The blending of art and food have always been one our favorite intersections. (Fifth Avenue and 51st Street in Sunset Park is also nice, if you like tacos.) So we wanted to say thanks to Daily Candy for sending notice of this “eating installation” and pop-up supper into our inbox. Called Something I Ate, it all takes place in somebody’s house at 388 Metropolitan Avenue (at Havermeyer) in Williamsburg.
The group behind the gathering hosts an event for each season–sourcing appropriately, natch–and asks artists to document seven days of eating via some art form, which can be photos, music, live performance, painting, sculpture or anything in between. The meal, obviously, also reflects what the artists ate. Buy tickets for the event, this Saturday night, right here.

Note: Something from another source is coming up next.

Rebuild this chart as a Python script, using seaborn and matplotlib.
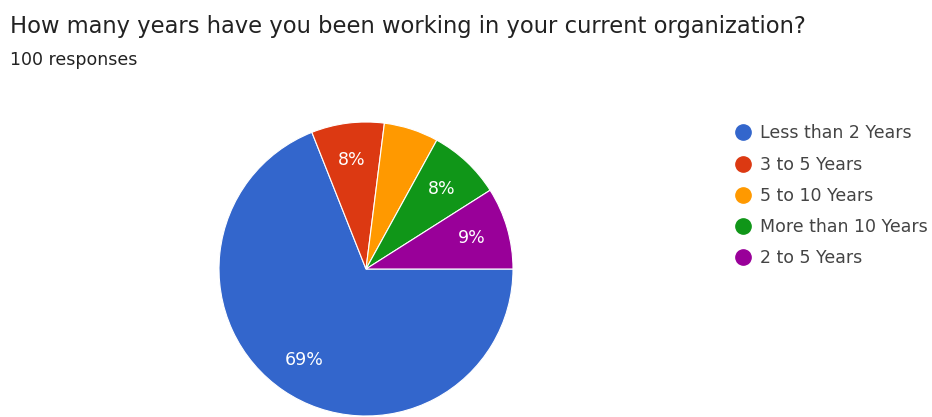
import numpy as np
import matplotlib
matplotlib.use("Agg")
import matplotlib.pyplot as plt
import seaborn as sns

sns.set_theme(style="white")
plt.rcParams["font.family"] = ["DejaVu Sans"]

categories = ["Less than 2 Years", "3 to 5 Years", "5 to 10 Years",
              "More than 10 Years", "2 to 5 Years"]
shares = [69, 8, 6, 8, 9]
colors = ["#3366cc", "#dc3912", "#ff9900", "#109618", "#990099"]
title = "How many years have you been working in your current organization?"
subtitle = "100 responses"

W, H = 932, 417
fig = plt.figure(figsize=(W / 100, H / 100), dpi=100)
fig.patch.set_facecolor("white")


def fy(px):
    """Pixel row measured from the top -> figure fraction."""
    return 1 - px / H


# pie: centre and radius in pixels
cx, cy, r = 366, 269, 147
ax = fig.add_axes([(cx - r) / W, (H - cy - r) / H, 2 * r / W, 2 * r / H])
wedges, _ = ax.pie(shares, colors=colors, startangle=0, counterclock=False,
                   radius=1, wedgeprops=dict(edgecolor="white", linewidth=0.8))
ax.set_xlim(-1, 1)
ax.set_ylim(-1, 1)
ax.set_aspect("equal")
ax.axis("off")
for w in wedges:
    w.set_clip_on(False)

# percentage labels; slices below 7% stay unlabelled
total = sum(shares)
for w, v in zip(wedges, shares):
    pct = 100 * v / total
    if pct < 7:
        continue
    mid = np.deg2rad((w.theta1 + w.theta2) / 2)
    d = 0.75
    ax.text(d * np.cos(mid), d * np.sin(mid), f"{pct:.0f}%", color="white",
            ha="center", va="center", fontsize=12.5)

fig.text(10 / W, fy(33), title, fontsize=16.3, color="#222222",
         ha="left", va="baseline")
fig.text(10 / W, fy(65), subtitle, fontsize=12.5, color="#222222",
         ha="left", va="baseline")

# legend
row_y = [132, 164, 195, 226, 257]
for lab, c, yy in zip(categories, colors, row_y):
    fig.lines.append(plt.Line2D([743 / W], [fy(yy)], marker="o", markersize=11,
                                color=c, linestyle="none",
                                transform=fig.transFigure, figure=fig))
    fig.text(760 / W, fy(yy + 6.3), lab, fontsize=12.5, color="#444444",
             ha="left", va="baseline")

fig.savefig("out.png", dpi=100, facecolor="white")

And if art is your second area of interest (food being first) be sure to check out NY1 on Friday, when we’ll be in Manhattan covering the Horticulture Museum of New York’s seed pack exhibit, which is called the Art of the Heirloom.
More from the event planners on Something I Ate:
“Artists document seven days of their personal eating experience, culminating in exclusive works using whichever media they prefer–photo, paint, jewelry, fashion, film, music, etc. The idea is that from food, we derive pleasure, satisfaction, energy and inspiration (or vice versa) and these elements, whether cognizant of them or not, ignite our creative fires. With “Something I Ate”, we intend to share various artists’ true perception of food & sustenance in everyday life.
Following final submissions of the exclusive work, each artist will pinpoint a defining meal, ingredient, or experience and Sam Kim of Skimkim Foods will present a menu based on the artists’ eating. The Bar is curated by Tristan Gardiner with Art In the Age, Reyka Vodka, and Artisan Elixirs. Sip on decadent Chupon drinking chocolate all evening to satiate your sweet tooth. Live music will be provided by our artists, The Lair’s Players, who will present improv using samples from their week of eats. You’ll hear familiar sounds like crunching potato chips and frying bacon by a 3-piece ensemble.”